T. Rowe Price OHA’s OCREDIT Posts $3B Portfolio, Routine Tender Amid Sector Stress

T. Rowe Price OHA Select Private Credit Fund opened its second-quarter tender offer, offering to repurchase up to 3,133,134 shares of its publicly registered nontraded business development company – a figure equal to approximately 5% of shares outstanding as of March 31, 2026 – even as the fund reported first-quarter earnings showing continued portfolio growth and stable distributions.
The tender window runs through June 2, with shares valued at net asset value as of June 30. The offer came on the same day the fund, known as OCREDIT, disclosed that its investment portfolio reached $3 billion in total fair value, comprising 139 portfolio companies across 22 sectors with a weighted average yield of 10%.
Total assets stood at $3.15 billion at the end of March (a 2.3% increase since Dec. 31, 2025), and net assets were $1.64 billion (a 3.12% increase since Dec. 31), with NAV per share of $26.15 across all three share classes – Class I, Class D, and Class S. That NAV figure is down from $26.89 at year-end 2025. Total shares outstanding grew to 62.7 million from 59.1 million at the end of the year. Distributions for the quarter totaled $0.69 per share.
“Despite recent headlines and broader concerns around private credit, OCREDIT’s portfolio remains fundamentally sound and the fund continues to deliver strong distributions to investors,” said Eric Muller, OCREDIT’s chief executive officer. “We believe OCREDIT is well-positioned to take advantage of attractive private credit opportunities in the market.”
Muller’s comments land against a backdrop of notable stress elsewhere in the nontraded BDC space. Apollo Debt Solutions BDC repurchased approximately $723 million in shares in the first quarter after investors tendered more than twice the shares the fund was willing to buy back under its quarterly cap. Blackstone Private Credit Fund, or BCRED, faced record redemption requests of 7.9% of shares outstanding in a single quarter. Vista Credit Strategic Lending Corp. fulfilled only about half of its latest tender requests after demand exceeded its 5% cap for the first time. And Oaktree’s Strategic Credit Fund used an affiliate backstop to satisfy investors after tender demand exceeded both the standard 5% cap and a 2% regulatory expansion.

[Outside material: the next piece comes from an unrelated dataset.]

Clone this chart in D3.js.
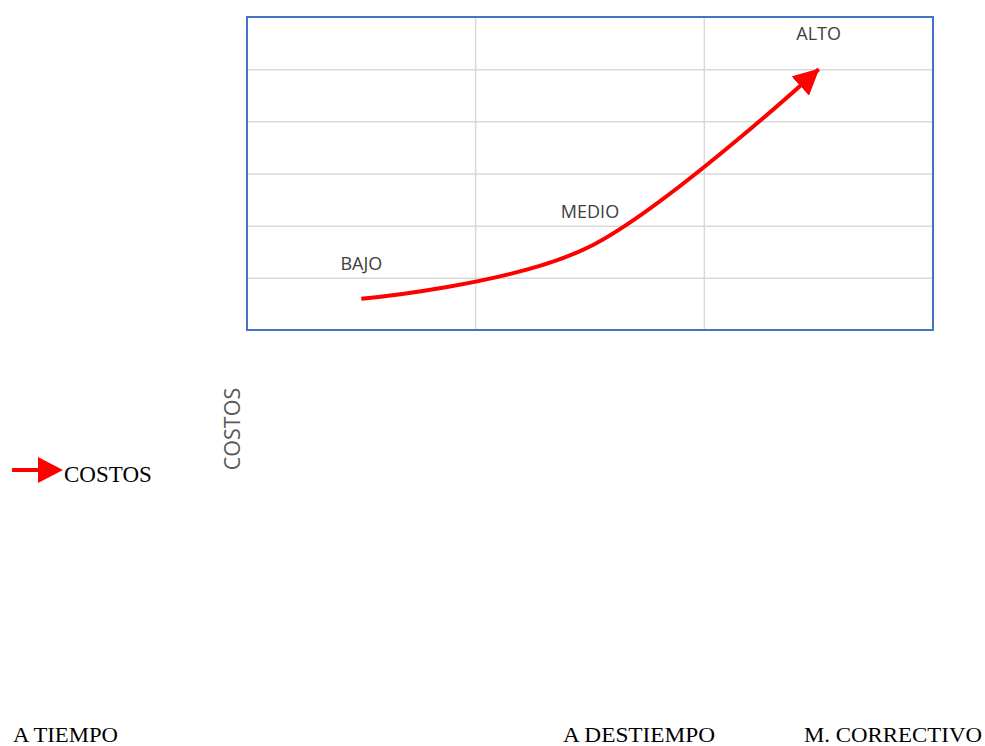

According to investment banking firm Robert A. Stanger & Company, nontraded BDC sales through March 2026 totaled approximately $4.9 billion – nearly 59% below peak levels from the same period in 2025. Stanger has projected a roughly 40% year-over-year decline in nontraded BDC capital formation for 2026, and has characterized the slowdown as the early stages of a liquidity cycle similar to the one that reshaped the nontraded real estate investment trust market beginning in 2022.
OCREDIT’s tender, by contrast, shows no signs of oversubscription or proration. According to the fund, it may use cash on hand, borrowings, or proceeds from portfolio sales to fund repurchases, and sets a 2% early repurchase deduction on shares issued after July 1, 2025. Net subscriptions have continued to outpace redemptions, and the tender size – 3,133,134 shares this quarter – has grown proportionally alongside the fund’s overall share count.
OCREDIT is externally managed by OHA Private Credit Advisors LLC, a subsidiary of Oak Hill Advisors, which manages approximately $112 billion across credit strategies as of March 2025. T. Rowe Price acquired OHA in 2021 to establish a private markets capability alongside its traditional active management platform, and OCREDIT – launched in the fall of 2023 with $1.5 billion in investable capital, which Stanger ranked among the largest nontraded BDC launches on record – was the first joint retail product from that partnership.
The partnership has since expanded its product lineup. In March 2026, T. Rowe Price and OHA launched the T. Rowe Price OHA Flexible Credit Income Fund, a multi-strategy credit interval fund designed to provide access to OHA’s alternative credit strategies across both private and public markets. In April, T. Rowe Price appointed Bill Cashel as head of alternatives for U.S. wealth, a new role responsible for delivering the combined alternatives capabilities of T. Rowe Price and OHA through the intermediary distribution channel. And in September 2025, AltsWire reported that Goldman Sachs and T. Rowe Price announced a strategic collaboration to build co-branded private market model portfolios and multi-asset offerings for retirement and wealth investors, with Goldman Sachs stating its intention to purchase up to $1 billion of T. Rowe Price common stock as part of the arrangement.
The Q2 2026 tender offer expires June 2. Shareholders who tender and are accepted for repurchase will receive proceeds based on the NAV as of June 30.